Parameter	Default	Description
`diff_method`	`'auto'`	`'auto'`, `'exact'`, or `'smoothed'`. Auto selects exact.
`diff_smoothing_mu`	`1e-4`	Target smoothing level. Larger = smoother.
`diff_smoothing_step_factor`	`30.0`	Controls how aggressively each refinement step increases \(\mu\).

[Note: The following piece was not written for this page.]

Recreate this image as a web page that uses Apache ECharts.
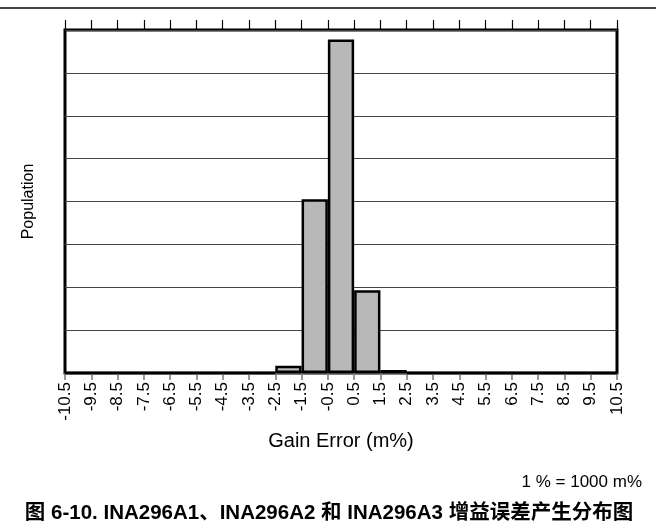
<!DOCTYPE html>
<html>
<head>
<meta charset="utf-8">
<script src="https://cdn.jsdelivr.net/npm/echarts@6/dist/echarts.min.js"></script>
<style>
  html, body { margin: 0; padding: 0; background: #fff; }
  #chart { width: 656px; height: 529px; }
</style>
</head>
<body>
<div id="chart"></div>
<script>
// bin edges shown as tick labels (m%)
const tickLabels = ['-10.5', '-9.5', '-8.5', '-7.5', '-6.5', '-5.5', '-4.5', '-3.5', '-2.5', '-1.5', '-0.5',
  '0.5', '1.5', '2.5', '3.5', '4.5', '5.5', '6.5', '7.5', '8.5', '9.5', '10.5'];
// one bin between each pair of edges
const bins = ['-10', '-9', '-8', '-7', '-6', '-5', '-4', '-3', '-2', '-1', '0',
  '1', '2', '3', '4', '5', '6', '7', '8', '9', '10'];
// population per bin (in grid units, no scale shown)
const population = [0, 0, 0, 0, 0, 0, 0, 0, 0.17, 4.05, 7.78, 1.93, 0.07, 0, 0, 0, 0, 0, 0, 0, 0];

const font = 'Liberation Sans, Arial, Noto Sans CJK SC, sans-serif';
const chart = echarts.init(document.getElementById('chart'));

const option = {
  animation: false,
  grid: {
    left: 65, right: 39, top: 30, bottom: 156,
    show: true, borderColor: '#000', borderWidth: 3, backgroundColor: 'transparent'
  },
  xAxis: [
    {
      type: 'category', data: bins, boundaryGap: true,
      axisLine: { show: false }, axisTick: { show: false }, axisLabel: { show: false }
    },
    {
      // bottom edge labels
      type: 'value', min: 0, max: 21, interval: 1, position: 'bottom',
      axisLine: { show: false },
      axisTick: { show: true, length: 7, lineStyle: { color: '#777', width: 1.5 } },
      axisLabel: {
        rotate: 90, margin: 9, fontSize: 17, color: '#000', fontFamily: font,
        formatter: v => tickLabels[v]
      },
      splitLine: { show: false }
    },
    {
      // top edge ticks
      type: 'value', min: 0, max: 21, interval: 1, position: 'top',
      axisLine: { show: false },
      axisTick: { show: true, length: 10, lineStyle: { color: '#000', width: 1.2 } },
      axisLabel: { show: false },
      splitLine: { show: false }
    }
  ],
  yAxis: {
    type: 'value', min: 0, max: 8, interval: 1,
    name: 'Population', nameLocation: 'middle', nameGap: 28, nameRotate: 90,
    nameTextStyle: { fontSize: 16, color: '#000', fontFamily: font },
    axisLine: { show: false }, axisTick: { show: false }, axisLabel: { show: false },
    splitLine: { show: true, lineStyle: { color: '#444', width: 1 } }
  },
  series: [{
    type: 'bar',
    xAxisIndex: 0,
    data: population,
    barWidth: '100%',
    itemStyle: { color: '#b8b8b8', borderColor: '#000', borderWidth: 2.5 }
  }],
  graphic: [
    { type: 'rect', shape: { x: 0, y: 7, width: 656, height: 2 }, style: { fill: '#444' } },
    {
      type: 'text', x: 341, y: 441,
      style: { text: 'Gain Error (m%)', font: '20px ' + font, fill: '#000', align: 'center', verticalAlign: 'middle' }
    },
    {
      type: 'text', x: 642, y: 482,
      style: { text: '1 % = 1000 m%', font: '17px ' + font, fill: '#000', align: 'right', verticalAlign: 'middle' }
    },
    {
      type: 'text', x: 329, y: 513,
      style: {
        text: '图 6-10. INA296A1、INA296A2 和 INA296A3 增益误差产生分布图',
        font: 'bold 20.5px ' + font, fill: '#000', align: 'center', verticalAlign: 'middle'
      }
    }
  ]
};
chart.setOption(option);
</script>
</body>
</html>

These are set on IPMSettings and passed to Settings:

settings = moreau.Settings(
    enable_grad=True,
    ipm_settings=moreau.IPMSettings(
        diff_method='smoothed',
        diff_smoothing_mu=1e-3,
    ),
)

When to Use Smoothed Differentiation¶

Use smoothed when:

Training with gradient descent and the loss landscape has kinks from active-set changes
Gradients are noisy or jumpy and you want a stabilizing effect
You need gradients that vary continuously with problem parameters

Use exact (default) when:

You need the most accurate gradients possible
Your problem parameters don’t cross active-set boundaries during optimization
You’re computing sensitivities rather than training

Limitations¶

Currently supports zero, nonnegative, and second-order cones (LPs, QPs, and SOCPs). Using diff_method='smoothed' with exponential or power cones will raise an error. If you need smoothed differentiation for other cone types, please contact us.
Adds overhead from post-convergence refinement iterations (typically 30–50%).